Toutes les traditions ont utilisé ce symbole. C’est la boisson des fêtes et des banquets, où elle se partage à la gloire du Grand Architecte de l’Univers. Elle y est indissociable du pain ; ces deux nourritures primordiales permettent ainsi les rites de renaissance. L’alliance des nourritures solides et liquides célèbre l’union du Ciel et de la Terre, et celle des initiés avec la pensée divine en donnant l’énergie nécessaire pour découvrir le chemin de vie. Ces deux éléments associés à l’Amour ou Feu des agapes et à la Parole qui y circule ou Air, permettent de vivre un instant de création.
Quelle est sa nature ? Le vin est offert au feu à la Saint Jean d’Hiver, avec le pain et le sel. Dans ce triptyque, il correspond à la Sagesse, donc au concept et à l’esprit. C’est une boisson divine, réservée avant tout aux Dieux. Il est le sang divin (cf. le sang du Christ, recueilli dans la coupe du Graal, par exemple), l’énergie du Père qui nourrit le vivant. Dans certains mythes, il est capable de se substituer au sang humain pour calmer la colère divine contre les hommes. Il est moyen de transmission et de partage, d’où l’expression « in vino veritas ».
L’Eau primordiale ne peut pas être ingérée telle quelle. Elle est changée en vin, breuvage de vie, d’immortalité. Le Feu secret, qui est rouge, agit sur l’Eau, faisant ressortir l’essence de la spiritualité de cette boisson. L’initié doit l’absorber pour avoir l’intelligence spirituelle de la Règle et entrer en résonance avec la partie subtile de l’univers.

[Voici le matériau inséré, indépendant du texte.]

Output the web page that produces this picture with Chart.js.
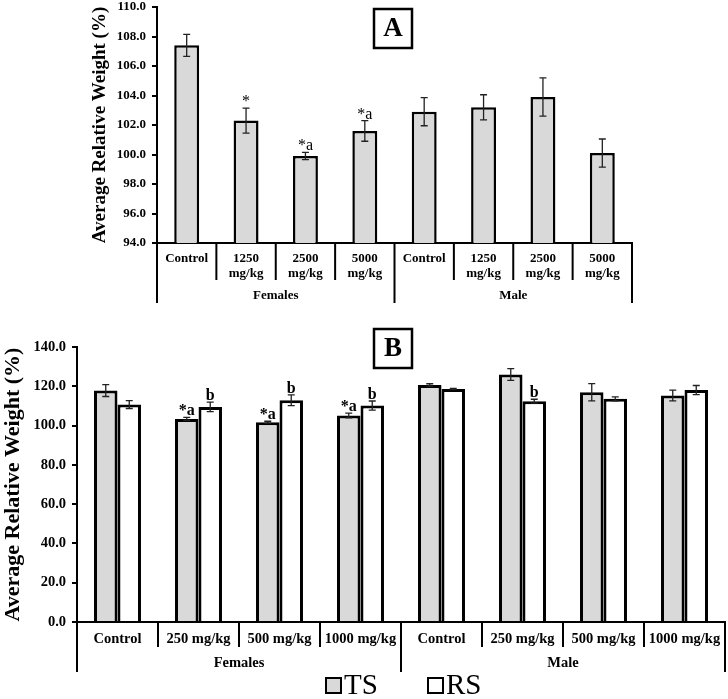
<!DOCTYPE html>
<html>
<head>
<meta charset="utf-8">
<script src="https://cdn.jsdelivr.net/npm/chart.js@4.4.0/dist/chart.umd.min.js"></script>
<style>
  body { margin: 0; background: #fff; }
  canvas { position: absolute; left: 0; }
</style>
</head>
<body>
<canvas id="chartA" width="728" height="330" style="top:0"></canvas>
<canvas id="chartB" width="728" height="373" style="top:326px"></canvas>
<script>
// panel A data
const groupsA = ['Females', 'Male'];
const dosesA = ['Control', ['1250', 'mg/kg'], ['2500', 'mg/kg'], ['5000', 'mg/kg']];
const meanA = [107.4, 102.3, 99.9, 101.6, 102.9, 103.2, 103.9, 100.1];
const errA = [0.75, 0.85, 0.25, 0.7, 0.95, 0.85, 1.3, 0.95];
const markA = ['', '*', '*a', '*a', '', '', '', ''];

// panel B data
const groupsB = ['Females', 'Male'];
const dosesB = ['Control', '250 mg/kg', '500 mg/kg', '1000 mg/kg'];
const seriesB = ['TS', 'RS'];
const tsB = [117.8, 103.4, 101.7, 105.1, 120.7, 126.0, 117.0, 115.3];
const tsErrB = [3.0, 0.8, 0.5, 1.2, 0.6, 3.0, 4.4, 2.7];
const rsB = [110.7, 109.5, 112.9, 110.2, 118.6, 112.4, 113.6, 118.1];
const rsErrB = [2.0, 2.4, 2.7, 2.3, 0.3, 1.0, 1.0, 2.3];
const tsMarkB = ['', '*a', '*a', '*a', '', '', '', ''];
const rsMarkB = ['', 'b', 'b', 'b', '', 'b', '', ''];

const SERIF = "'Liberation Serif', 'Times New Roman', serif";
const GREY = '#d9d9d9';

const extrasPlugin = {
  id: 'extras',
  afterDatasetsDraw(chart, args, opts) {
    const ctx = chart.ctx;
    const y = chart.scales.y;
    ctx.save();
    chart.data.datasets.forEach((ds, di) => {
      const meta = chart.getDatasetMeta(di);
      meta.data.forEach((bar, i) => {
        const v = ds.data[i];
        const e = opts.errors[di][i];
        const top = y.getPixelForValue(v + e);
        const bot = y.getPixelForValue(v - e);
        ctx.strokeStyle = '#222';
        ctx.lineWidth = 1.3;
        ctx.beginPath();
        ctx.moveTo(bar.x, top); ctx.lineTo(bar.x, bot);
        ctx.moveTo(bar.x - 3.5, top); ctx.lineTo(bar.x + 3.5, top);
        ctx.moveTo(bar.x - 3.5, bot); ctx.lineTo(bar.x + 3.5, bot);
        ctx.stroke();
        const m = opts.marks[di][i];
        if (m) {
          ctx.fillStyle = '#000';
          ctx.font = opts.markFont;
          ctx.textAlign = 'center';
          ctx.textBaseline = 'alphabetic';
          ctx.fillText(m, bar.x, top - opts.markGap);
        }
      });
    });
    ctx.restore();
  },
  afterDraw(chart, args, opts) {
    const ctx = chart.ctx;
    const area = chart.chartArea;
    const n = chart.data.labels.length;
    const w = (area.right - area.left) / n;
    const per = n / opts.groups.length;
    ctx.save();
    // category separators under the axis
    ctx.strokeStyle = '#000';
    ctx.lineWidth = 2;
    ctx.beginPath();
    for (let i = 0; i <= n; i++) {
      const x = area.left + i * w;
      const drop = i % per === 0 ? opts.groupDrop : opts.innerDrop;
      ctx.moveTo(x, area.bottom);
      ctx.lineTo(x, area.bottom + drop);
    }
    ctx.stroke();
    // group labels
    ctx.fillStyle = '#000';
    ctx.font = opts.groupFont;
    ctx.textAlign = 'center';
    ctx.textBaseline = 'middle';
    opts.groups.forEach((g, gi) => {
      ctx.fillText(g, area.left + (gi + 0.5) * per * w, area.bottom + opts.groupY);
    });
    // panel letter box
    const b = opts.panelBox;
    ctx.lineWidth = 2.5;
    ctx.strokeRect(b.x, b.y, b.w, b.h);
    ctx.font = 'bold 27px ' + SERIF;
    ctx.fillText(opts.panel, b.x + b.w / 2, b.y + b.h / 2 + 1);
    // legend
    if (opts.legend) {
      const L = opts.legend;
      chart.data.datasets.forEach((ds, di) => {
        const bx = L.x[di];
        ctx.fillStyle = ds.backgroundColor;
        ctx.fillRect(bx, L.y, L.size, L.size);
        ctx.strokeStyle = '#000';
        ctx.lineWidth = 2;
        ctx.strokeRect(bx, L.y, L.size, L.size);
        ctx.fillStyle = '#000';
        ctx.font = L.font;
        ctx.textAlign = 'left';
        ctx.textBaseline = 'middle';
        ctx.fillText(ds.label, bx + L.size + 3, L.y + L.size / 2 + 1);
      });
    }
    ctx.restore();
  }
};

function yAxis(min, max, step, tickSize, titleSize, width) {
  return {
    min: min, max: max,
    ticks: {
      stepSize: step,
      color: '#000',
      padding: 6,
      font: { family: SERIF, size: tickSize, weight: 'bold' },
      callback: v => Number(v).toFixed(1)
    },
    grid: { drawOnChartArea: false, drawTicks: true, tickLength: 5, color: '#000', lineWidth: 2 },
    border: { display: true, color: '#000', width: 2 },
    title: {
      display: true,
      text: 'Average Relative Weight (%)',
      color: '#000',
      padding: 0,
      font: { family: SERIF, size: titleSize, weight: 'bold', lineHeight: 1.2 }
    },
    afterFit: s => { s.width = width; s.paddingTop = 0; s.paddingBottom = 0; }
  };
}

function xAxis(labelSize, height, pad) {
  return {
    ticks: {
      color: '#000',
      padding: pad,
      maxRotation: 0,
      autoSkip: false,
      font: { family: SERIF, size: labelSize, weight: 'bold', lineHeight: 1.15 }
    },
    grid: { display: false },
    border: { display: true, color: '#000', width: 2 },
    afterFit: s => { s.height = height; }
  };
}

Chart.defaults.animation = false;

new Chart(document.getElementById('chartA'), {
  type: 'bar',
  data: {
    labels: groupsA.flatMap(() => dosesA),
    datasets: [{
      label: 'A',
      data: meanA,
      backgroundColor: GREY,
      borderColor: '#000',
      borderWidth: 2.5,
      categoryPercentage: 1,
      barPercentage: 0.42
    }]
  },
  options: {
    responsive: false,
    layout: { padding: { left: 89, right: 96, top: 7, bottom: 0 } },
    scales: {
      x: xAxis(13, 87, 0),
      y: yAxis(94, 110, 2, 13, 19, 68)
    },
    plugins: {
      legend: { display: false },
      tooltip: { enabled: false },
      extras: {
        panel: 'A',
        groups: groupsA,
        errors: [errA],
        marks: [markA],
        markFont: '16px ' + SERIF,
        markGap: 2,
        innerDrop: 37,
        groupDrop: 60,
        groupY: 53,
        groupFont: 'bold 13px ' + SERIF,
        panelBox: { x: 374, y: 9, w: 38, h: 39 }
      }
    }
  },
  plugins: [extrasPlugin]
});

new Chart(document.getElementById('chartB'), {
  type: 'bar',
  data: {
    labels: groupsB.flatMap(() => dosesB),
    datasets: [{
      label: seriesB[0],
      data: tsB,
      backgroundColor: GREY,
      borderColor: '#000',
      borderWidth: 3,
      categoryPercentage: 0.58,
      barPercentage: 1
    }, {
      label: seriesB[1],
      data: rsB,
      backgroundColor: '#ffffff',
      borderColor: '#000',
      borderWidth: 3,
      categoryPercentage: 0.58,
      barPercentage: 1
    }]
  },
  options: {
    responsive: false,
    layout: { padding: { left: 0, right: 3, top: 21, bottom: 0 } },
    scales: {
      x: xAxis(14.5, 77, 1),
      y: yAxis(0, 140, 20, 14.5, 22, 77)
    },
    plugins: {
      legend: { display: false },
      tooltip: { enabled: false },
      extras: {
        panel: 'B',
        groups: groupsB,
        errors: [tsErrB, rsErrB],
        marks: [tsMarkB, rsMarkB],
        markFont: 'bold 16px ' + SERIF,
        markGap: 2,
        innerDrop: 25,
        groupDrop: 50,
        groupY: 41,
        groupFont: 'bold 14.5px ' + SERIF,
        panelBox: { x: 374, y: 3, w: 38, h: 39 },
        legend: { x: [326, 428], y: 352, size: 15, font: '29px ' + SERIF }
      }
    }
  },
  plugins: [extrasPlugin]
});
</script>
</body>
</html>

Ce breuvage est élaboré alchimiquement par les quatre éléments. Les raisins, symboliquement rouges, sont produits par le Feu du soleil et l’Eau puisée dans la terre ; ils subissent la fermentation qui inclut l’élément Air, de couleur bleue ; le vieillissement se fait en cave, au cœur de la terre qui est noire. Le résultat est donc un liquide pourpre. Les quatre éléments se retrouvent dans le nom égyptien du vin, « IREP » qui s’écrit avec la plume, la bouche du Verbe créateur et le carré.
Quel est son effet ? L’ivresse. En Egypte, le même mot « tekh » signifie peson (il a la forme du cœur qui boit en permanence le sang) et donc fil à plomb, et ivresse. Celle-ci est une saturation par imbibition du Feu divin. Seul le vin donne accès à l’ivresse divine, à l’essence de la création et donc à la Connaissance. Elle n’a rien à voir avec l’enivrement physique, mais apaise les dieux en neutralisant leur aspect imprévisible. Elle a toujours eu une grande importance théologique, dans toutes les traditions. Elle peut donc donner accès à l’immortalité. Il faut goûter le vin pour atteindre une vie en éternité. Le fil à plomb montre que cette boisson permet l’élévation vers les choses les plus primordiales. Elle éveille l’âme, fertilise les sens spirituels. Elle soigne le corps et l’âme, en expulsant toute crainte existentielle et tout doute. Clef de l’intuition, elle révèle la lumière qu’elle contient pour aller au-delà des apparences.
L’usage du vin peut être dangereux. Il est même empoisonné pour celui qui n’est pas préparé à l’absorber. Un être accompli, déjà passé par la mort, ne court pas de risque s’il continue à vivre selon la Règle et selon la fonction qui lui est confiée. Ce breuvage de l’amour divin peut alors placer en lui la lumière venant des grappes gorgées de soleil. Il en résulte une profonde joie, véritable ode à la vie, une réjouissance du cœur. La conscience témoigne et rayonne. Les santés tirées pendant le banquet expriment toute la puissance et tout le désir initiatique des frères vers ceux à qui elles sont portées.
Mais celui qui confond symbole et matière tombe dans les excès. La consommation abusive ou solitaire peut détruire la conscience et annihiler la personnalité. Il convient d’en boire avec discernement.